Chegaram ao Santuário a tempo de passar diante da pequena imagem negra. Retirada das águas do rio Paraíba do Sul por três pescadores, ela realizou um primeiro milagre, o da pesca abundante. “E continua realizando eventos extraordinários; depois vou levar você até a Sala das Promessas”, Isabel prometeu.

“Tia Lavínia fez muitas”, Mateo lembrou. “Pela saúde do marido tísico, por um bom casamento para a filha, por um emprego para o filho alcoólatra, por conflitos familiares etc.”

Na hora agendada, encontraram Alice, a guia. “Vamos entrar pela nave norte através desta majestosa porta em bronze, a Porta Santa, aberta por ser um ano jubilar”.  Mateo não fazia a mínima ideia do que isso significava. Nem sequer se atreveu a perguntar diante da reverência e silêncio com que Alice os fez atravessar o portal.

Durante hora e meia, Alice apresentou em minúcias a arte e a arquitetura da área central, um espaço sagrado sem janelas e tantas portas, onde grandes colunas sustentam, envolvem e protegem o altar principal coroado pela Cúpula Central.

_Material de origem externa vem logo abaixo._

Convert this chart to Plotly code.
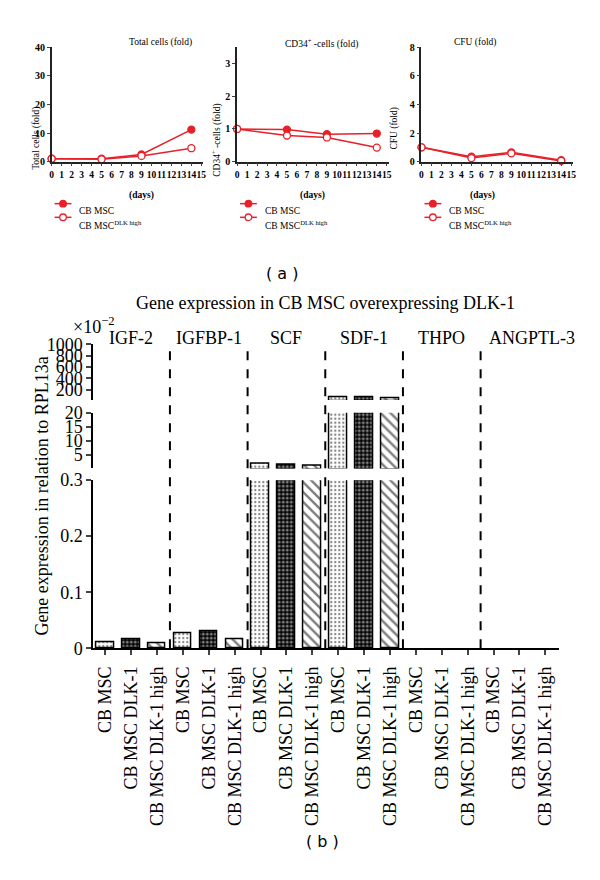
import plotly.graph_objects as go

# ---------------- data: panel (a) ----------------
days = [0, 5, 9, 14]
total_cb_msc = [1.0, 1.0, 2.5, 11.2]
total_dlk_high = [1.0, 0.8, 2.0, 4.7]
cd34_cb_msc = [1.0, 0.98, 0.84, 0.86]
cd34_dlk_high = [1.0, 0.80, 0.74, 0.43]
cfu_cb_msc = [1.0, 0.35, 0.65, 0.10]
cfu_dlk_high = [1.0, 0.25, 0.58, 0.05]
series_names = ["CB MSC", "CB MSC<sup>DLK high</sup>"]

# ---------------- data: panel (b) ----------------
genes = ["IGF-2", "IGFBP-1", "SCF", "SDF-1", "THPO", "ANGPTL-3"]
conditions = ["CB MSC", "CB MSC DLK-1", "CB MSC DLK-1 high"]
expr_cb_msc = [0.010, 0.026, 1.8, 60, 0, 0]
expr_dlk1 = [0.016, 0.030, 1.6, 62, 0, 0]
expr_dlk1_high = [0.009, 0.017, 1.3, 58, 0, 0]

# page body has an 8px margin -> shift everything
OFF = 8
W, H = 600 - OFF, 880 - OFF
def px(x):
    return (x - OFF) / W
def py(y):
    return 1 - (y - OFF) / H

RED = "#e8202a"
SERIF = "Liberation Serif"
fig = go.Figure()
shapes = []

# ---------------- panel (a) ----------------
panels = [
    ("Total cells (fold)", total_cb_msc, total_dlk_high, [50, 203], [0, 40], [0, 10, 20, 30, 40], 126, 27, 97),
    ("CD34<sup>+</sup> -cells (fold)", cd34_cb_msc, cd34_dlk_high, [237, 390], [0, 3.5], [0, 1, 2, 3], 322, 216, 94),
    ("CFU (fold)", cfu_cb_msc, cfu_dlk_high, [423, 576], [0, 8], [0, 2, 4, 6, 8], 501, 403, 97),
]
tickbold = dict(family=SERIF, size=10, color="black", weight="bold")
for i, (title, s1, s2, xd, yr, ytv, tx, ytx, yty) in enumerate(panels):
    n = "" if i == 0 else str(i + 1)
    for s, fill in ((s1, RED), (s2, "white")):
        fig.add_trace(go.Scatter(x=days, y=s, mode="lines+markers", showlegend=False,
                                 xaxis="x" + n, yaxis="y" + n, cliponaxis=False,
                                 line=dict(color=RED, width=1.5),
                                 marker=dict(symbol="circle", size=7, color=fill,
                                             line=dict(color=RED, width=1.3))))
    fig.layout["xaxis" + n] = dict(domain=[px(xd[0]), px(xd[1])], range=[0, 15.2], anchor="y" + n,
                                   tickvals=list(range(16)), tickangle=0, ticks="outside", ticklen=3,
                                   tickwidth=1.2, showline=True, linecolor="#222", linewidth=1.5,
                                   showgrid=False, zeroline=False, fixedrange=True,
                                   tickfont=dict(family=SERIF, size=9.5, color="black", weight="bold"))
    fig.layout["yaxis" + n] = dict(domain=[py(155), py(38)], range=yr, anchor="x" + n,
                                   tickvals=ytv, ticks="outside", ticklen=3, tickwidth=1.2,
                                   showline=True, linecolor="#222", linewidth=1.5, showgrid=False,
                                   zeroline=False, fixedrange=True, tickfont=tickbold)
    fig.add_annotation(text=title, x=px(tx), y=py(25), xref="paper", yref="paper", showarrow=False,
                       font=dict(family=SERIF, size=9.5, color="black"))
    fig.add_annotation(text=title, x=px(ytx), y=py(yty), xref="paper", yref="paper", showarrow=False,
                       textangle=-90, font=dict(family=SERIF, size=9.5, color="black"))
    fig.add_annotation(text="(days)", x=px((xd[0] + xd[1]) / 2), y=py(182), xref="paper", yref="paper",
                       showarrow=False, font=dict(family=SERIF, size=9.5, color="black", weight="bold"))
    # manual legend
    lx = xd[0] + 3
    for k, (nm, fill) in enumerate(zip(series_names, (RED, "white"))):
        ly = 198 + 14 * k
        shapes.append(dict(type="line", xref="paper", yref="paper", x0=px(lx), x1=px(lx + 17),
                           y0=py(ly), y1=py(ly), line=dict(color=RED, width=1.5)))
        shapes.append(dict(type="circle", xref="paper", yref="paper", xsizemode="pixel",
                           ysizemode="pixel", xanchor=px(lx + 8.5), yanchor=py(ly),
                           x0=-3.3, x1=3.3, y0=-3.3, y1=3.3, fillcolor=fill,
                           line=dict(color=RED, width=1.3)))
        fig.add_annotation(text=nm, x=px(lx + 23), y=py(ly), xref="paper", yref="paper",
                           xanchor="left", showarrow=False,
                           font=dict(family=SERIF, size=9.5, color="black"))

fig.add_annotation(text="( a )", x=px(282), y=py(258), xref="paper", yref="paper", showarrow=False,
                   font=dict(family="DejaVu Sans", size=16, color="black"))

# ---------------- panel (b) ----------------
patterns = [
    dict(shape=".", fgcolor="black", bgcolor="white", size=4, solidity=0.25),
    dict(shape=".", fgcolor="white", bgcolor="black", size=4, solidity=0.45),
    dict(shape="\\", fgcolor="black", bgcolor="white", size=7, solidity=0.35),
]
series_b = [expr_cb_msc, expr_dlk1, expr_dlk1_high]
segments = [
    ("y4", [481, 653], [0, 0.3], [0, 0.1, 0.2, 0.3], ["0", "0.1", "0.2", "0.3"]),
    ("y5", [412, 469], [0.3, 20], [5, 10, 15, 20], ["5", "10", "15", "20"]),
    ("y6", [342, 399], [20, 1000], [200, 400, 600, 800, 1000], ["200", "400", "600", "800", "1000"]),
]
for yname, dom, rng, tv, tt in segments:
    for c, vals in enumerate(series_b):
        xs = [3 * g + c for g in range(len(genes))]
        ys = [v if v > rng[0] else None for v in vals]
        fig.add_trace(go.Bar(x=xs, y=ys, xaxis="x4", yaxis=yname, width=0.68, showlegend=False,
                             name=conditions[c],
                             marker=dict(color="white", line=dict(color="black", width=1.5),
                                         pattern=patterns[c])))
    fig.layout["yaxis" + yname[1:]] = dict(domain=[py(dom[1]), py(dom[0])], range=rng, anchor="x4",
                                           tickvals=tv, ticktext=tt, ticks="outside", ticklen=5, tickwidth=2,
                                           showline=True, linecolor="black", linewidth=2, showgrid=False,
                                           zeroline=False, fixedrange=True,
                                           tickfont=dict(family=SERIF, size=18, color="black"))

tick_x = list(range(len(genes) * len(conditions)))
tick_text = [c for g in genes for c in conditions]
fig.layout.xaxis4 = dict(domain=[px(92), px(562)], range=[-0.46, 17.54], anchor="y4",
                         tickvals=tick_x, ticktext=tick_text, tickangle=-90, ticks="outside",
                         ticklen=5, tickwidth=2, showline=True, linecolor="black", linewidth=2,
                         showgrid=False, zeroline=False, fixedrange=True, ticklabelstandoff=4,
                         tickfont=dict(family=SERIF, size=18, color="black"))

for g in range(1, len(genes)):
    xpos = 3 * g - 0.5
    shapes.append(dict(type="line", xref="x4", yref="paper", x0=xpos, x1=xpos, y0=py(653), y1=py(348),
                       line=dict(color="black", width=2, dash="dash")))

for g, name in enumerate(genes):
    xc = 3 * g + 1 + (0.5 if name == "ANGPTL-3" else 0)
    fig.add_annotation(text=name, x=xc, xref="x4", y=py(335), yref="paper", showarrow=False,
                       font=dict(family=SERIF, size=18, color="black"))

fig.add_annotation(text="Gene expression in CB MSC overexpressing DLK-1", x=px(326), y=py(300),
                   xref="paper", yref="paper", showarrow=False,
                   font=dict(family=SERIF, size=18, color="black"))
fig.add_annotation(text="×10<sup>−2</sup>", x=px(70), y=py(323), xref="paper", yref="paper",
                   showarrow=False, font=dict(family=SERIF, size=18, color="black"))
fig.add_annotation(text="Gene expression in relation to RPL13a", x=px(28), y=py(497), xref="paper",
                   yref="paper", showarrow=False, textangle=-90,
                   font=dict(family=SERIF, size=18, color="black"))
fig.add_annotation(text="( b )", x=px(323), y=py(863), xref="paper", yref="paper", showarrow=False,
                   font=dict(family="DejaVu Sans", size=16, color="black"))

fig.update_layout(width=W, height=H, margin=dict(l=0, r=0, t=0, b=0), plot_bgcolor="white",
                  paper_bgcolor="white", barmode="overlay", bargap=0, shapes=shapes,
                  font=dict(family=SERIF, color="black"))
fig.write_html("out.html")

Apontando para o alto, ela continuou. “Lá está a Árvore da Vida, a que brotou do pequeno grão de mostarda, onde as aves vêm fazer seus ninhos. Lembram da parábola?”, ela perguntou. Mateo, ao ouvir “mostarda”, só lhe veio ao pensamento o tempero que colocava no hot-dog. Tomado de assalto por resquícios da sua herança religiosa, alguém dentro dele fez um sermão e o censurou.

“É de lá, a oito metros de altura, que desce a Cruz do Nada, com o corpo vazado de quem é a centralidade do mundo ocidental cristão, o Messias, Cristo Jesus. Observada dos corredores laterais, ela desaparece, remetendo à passagem bíblica do enigma da fé, acreditar sem ver”, Alice acrescentou.

“Sim, como minha mãe”, Mateo recordou. “Ela dizia que a ignorância humana não tem limites, mas a fé firme e certa em Deus e sua sapiência oferecem respostas tranquilizadoras sobre a existência, a vida, a morte e nosso lugar no universo.”  

Foi então que Alice pediu que inclinassem a cabeça e baixassem o olhar. Minando do altar, o desenho em ziguezague de ondas de água em movimento “escorria” sob seus pés, aumentando progressivamente até um metro e meio pelo granito das paredes, fluindo pelas arcadas externas. “Até o piso tem teologia. Essas águas lembram a visão do profeta Ezequiel”, Isabel sussurrou.

Mateo ignorava a que ela se referia. Só lembrou que Ezequiel era o nome do zelador do seu prédio. Mais uma vez alguém dentro dele fez um sermão e o censurou.

Com o desejo de conferir onde aquelas ondas cravadas no chão o levariam, Mateo se afastou de Isabel e, já no exterior da Basílica, seguiu-as.

Chegou ao ponto de partida, diante da pequena imagem negra. Um jovem, com as mãos unidas e os olhos voltados para cima, rezava ajoelhado diante do nicho. Mateo se deteve e, curioso, apurou os ouvidos para escutar a prece que ele sussurrava a Maria. “Concedei-me que eu volte a ser irmão do vosso menino.”

Impactado pela súplica e sem se dar conta, Mateo repetiu o que ouvira, de joelhos.

Milagre? Quando não se tem fé, não se vê os milagres.